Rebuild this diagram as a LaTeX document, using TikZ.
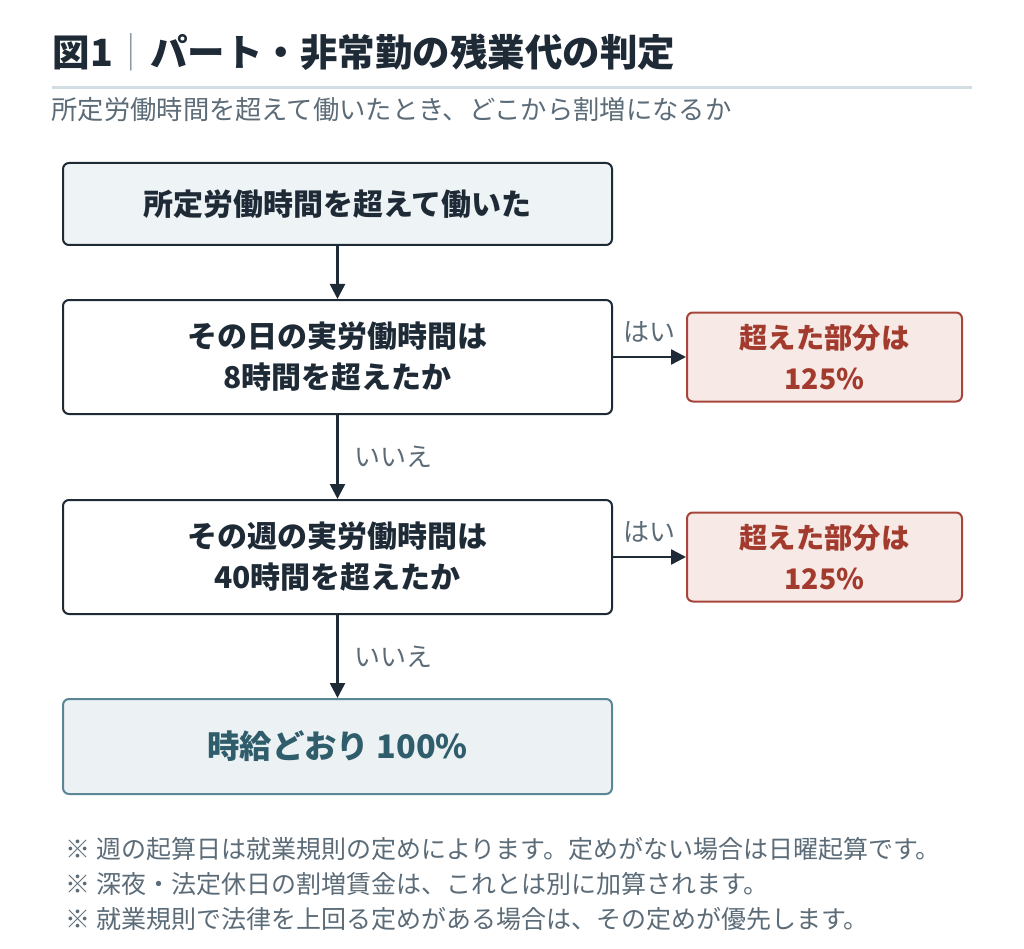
\documentclass[tikz,border=0pt]{standalone}
\usepackage{fontspec}
\setmainfont{Noto Sans CJK JP}
\usetikzlibrary{positioning,arrows.meta}
\definecolor{ink}{HTML}{1E2A36}
\definecolor{note}{HTML}{5B6B77}
\definecolor{rulecol}{HTML}{D3DDE4}
\definecolor{barcol}{HTML}{8A9AA6}
\definecolor{startfill}{HTML}{EEF3F6}
\definecolor{overfill}{HTML}{F7E9E6}
\definecolor{overline}{HTML}{A8453A}
\definecolor{overtext}{HTML}{A23B2E}
\definecolor{basefill}{HTML}{ECF1F3}
\definecolor{baseline}{HTML}{5A8696}
\definecolor{basetext}{HTML}{2F5D6B}
\tikzset{
  flow/.style={-{Triangle[length=15pt,width=15pt]}, line width=2.5pt, draw=ink},
  answer/.style={text=note, font=\fontsize{26}{30}\selectfont},
}

\begin{document}
\begin{tikzpicture}[x=1pt,y=1pt]
  \useasboundingbox (0,0) rectangle (1024,-949);
  \tikzstyle{item}=[rectangle, draw=ink, line width=2pt, rounded corners=6pt,
    minimum width=549pt, align=center, text=ink,
    font=\bfseries\fontsize{30}{41}\selectfont]
  \tikzstyle{over}=[rectangle, draw=overline, fill=overfill, line width=2pt,
    rounded corners=6pt, minimum width=275pt, minimum height=89pt,
    align=center, text=overtext, font=\bfseries\fontsize{28.3}{41}\selectfont]

  % title and lead
  \node (Title) [anchor=west, text=ink, font=\bfseries\fontsize{37.5}{40}\selectfont]
    at (49,-52) {図1{\mdseries\textcolor{barcol}{｜}}パート・非常勤の残業代の判定};
  \draw[rulecol, line width=3pt] (52,-88) -- (972,-88);
  \node (Lead) [anchor=west, text=note, font=\fontsize{26.3}{30}\selectfont]
    at (48,-110) {所定労働時間を超えて働いたとき、どこから割増になるか};

  % flow
  \node (Start) [item, fill=startfill, minimum height=82pt, anchor=north west]
    at (62,-162) {所定労働時間を超えて働いた};
  \node (Day) [item, fill=white, minimum height=114pt, below=53pt of Start]
    {その日の実労働時間は\\8時間を超えたか};
  \node (DayOver) [over, right=73pt of Day] {超えた部分は\\125\%};
  \node (Week) [item, fill=white, minimum height=114pt, below=84pt of Day]
    {その週の実労働時間は\\40時間を超えたか};
  \node (WeekOver) [over, right=73pt of Week] {超えた部分は\\125\%};
  \node (Base) [item, draw=baseline, fill=basefill, text=basetext,
    minimum height=95pt, below=83pt of Week,
    font=\bfseries\fontsize{32.4}{36}\selectfont] {時給どおり 100\%};

  \draw[flow] (Start) -- (Day);
  \draw[flow] (Day) -- node[answer, above=10pt] {はい} (DayOver);
  \draw[flow] (Day) -- node[answer, right=12pt] {いいえ} (Week);
  \draw[flow] (Week) -- node[answer, above=10pt] {はい} (WeekOver);
  \draw[flow] (Week) -- node[answer, right=12pt] {いいえ} (Base);

  % notes
  \node (Note1) [anchor=west, text=note, font=\fontsize{25}{28}\selectfont]
    at (62,-849) {※ 週の起算日は就業規則の定めによります。定めがない場合は日曜起算です。};
  \node (Note2) [anchor=west, text=note, font=\fontsize{25}{28}\selectfont]
    at (62,-884) {※ 深夜・法定休日の割増賃金は、これとは別に加算されます。};
  \node (Note3) [anchor=west, text=note, font=\fontsize{25}{28}\selectfont]
    at (62,-919) {※ 就業規則で法律を上回る定めがある場合は、その定めが優先します。};
\end{tikzpicture}
\end{document}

○ ○ ○ ○ ○ ○ ○

**Objective**: Quote the data above in full and without alteration; skip the pictures.

**Completed exercise**:
Rebuild this diagram as a LaTeX document, using TikZ.
\documentclass[tikz,border=0pt]{standalone}
\usepackage{fontspec}
\setmainfont{Noto Sans CJK JP}
\usetikzlibrary{positioning,arrows.meta}
\definecolor{ink}{HTML}{1E2A36}
\definecolor{note}{HTML}{5B6B77}
\definecolor{rulecol}{HTML}{D3DDE4}
\definecolor{barcol}{HTML}{8A9AA6}
\definecolor{startfill}{HTML}{EEF3F6}
\definecolor{overfill}{HTML}{F7E9E6}
\definecolor{overline}{HTML}{A8453A}
\definecolor{overtext}{HTML}{A23B2E}
\definecolor{basefill}{HTML}{ECF1F3}
\definecolor{baseline}{HTML}{5A8696}
\definecolor{basetext}{HTML}{2F5D6B}
\tikzset{
  flow/.style={-{Triangle[length=15pt,width=15pt]}, line width=2.5pt, draw=ink},
  answer/.style={text=note, font=\fontsize{26}{30}\selectfont},
}

\begin{document}
\begin{tikzpicture}[x=1pt,y=1pt]
  \useasboundingbox (0,0) rectangle (1024,-949);
  \tikzstyle{item}=[rectangle, draw=ink, line width=2pt, rounded corners=6pt,
    minimum width=549pt, align=center, text=ink,
    font=\bfseries\fontsize{30}{41}\selectfont]
  \tikzstyle{over}=[rectangle, draw=overline, fill=overfill, line width=2pt,
    rounded corners=6pt, minimum width=275pt, minimum height=89pt,
    align=center, text=overtext, font=\bfseries\fontsize{28.3}{41}\selectfont]

  % title and lead
  \node (Title) [anchor=west, text=ink, font=\bfseries\fontsize{37.5}{40}\selectfont]
    at (49,-52) {図1{\mdseries\textcolor{barcol}{｜}}パート・非常勤の残業代の判定};
  \draw[rulecol, line width=3pt] (52,-88) -- (972,-88);
  \node (Lead) [anchor=west, text=note, font=\fontsize{26.3}{30}\selectfont]
    at (48,-110) {所定労働時間を超えて働いたとき、どこから割増になるか};

  % flow
  \node (Start) [item, fill=startfill, minimum height=82pt, anchor=north west]
    at (62,-162) {所定労働時間を超えて働いた};
  \node (Day) [item, fill=white, minimum height=114pt, below=53pt of Start]
    {その日の実労働時間は\\8時間を超えたか};
  \node (DayOver) [over, right=73pt of Day] {超えた部分は\\125\%};
  \node (Week) [item, fill=white, minimum height=114pt, below=84pt of Day]
    {その週の実労働時間は\\40時間を超えたか};
  \node (WeekOver) [over, right=73pt of Week] {超えた部分は\\125\%};
  \node (Base) [item, draw=baseline, fill=basefill, text=basetext,
    minimum height=95pt, below=83pt of Week,
    font=\bfseries\fontsize{32.4}{36}\selectfont] {時給どおり 100\%};

  \draw[flow] (Start) -- (Day);
  \draw[flow] (Day) -- node[answer, above=10pt] {はい} (DayOver);
  \draw[flow] (Day) -- node[answer, right=12pt] {いいえ} (Week);
  \draw[flow] (Week) -- node[answer, above=10pt] {はい} (WeekOver);
  \draw[flow] (Week) -- node[answer, right=12pt] {いいえ} (Base);

  % notes
  \node (Note1) [anchor=west, text=note, font=\fontsize{25}{28}\selectfont]
    at (62,-849) {※ 週の起算日は就業規則の定めによります。定めがない場合は日曜起算です。};
  \node (Note2) [anchor=west, text=note, font=\fontsize{25}{28}\selectfont]
    at (62,-884) {※ 深夜・法定休日の割増賃金は、これとは別に加算されます。};
  \node (Note3) [anchor=west, text=note, font=\fontsize{25}{28}\selectfont]
    at (62,-919) {※ 就業規則で法律を上回る定めがある場合は、その定めが優先します。};
\end{tikzpicture}
\end{document}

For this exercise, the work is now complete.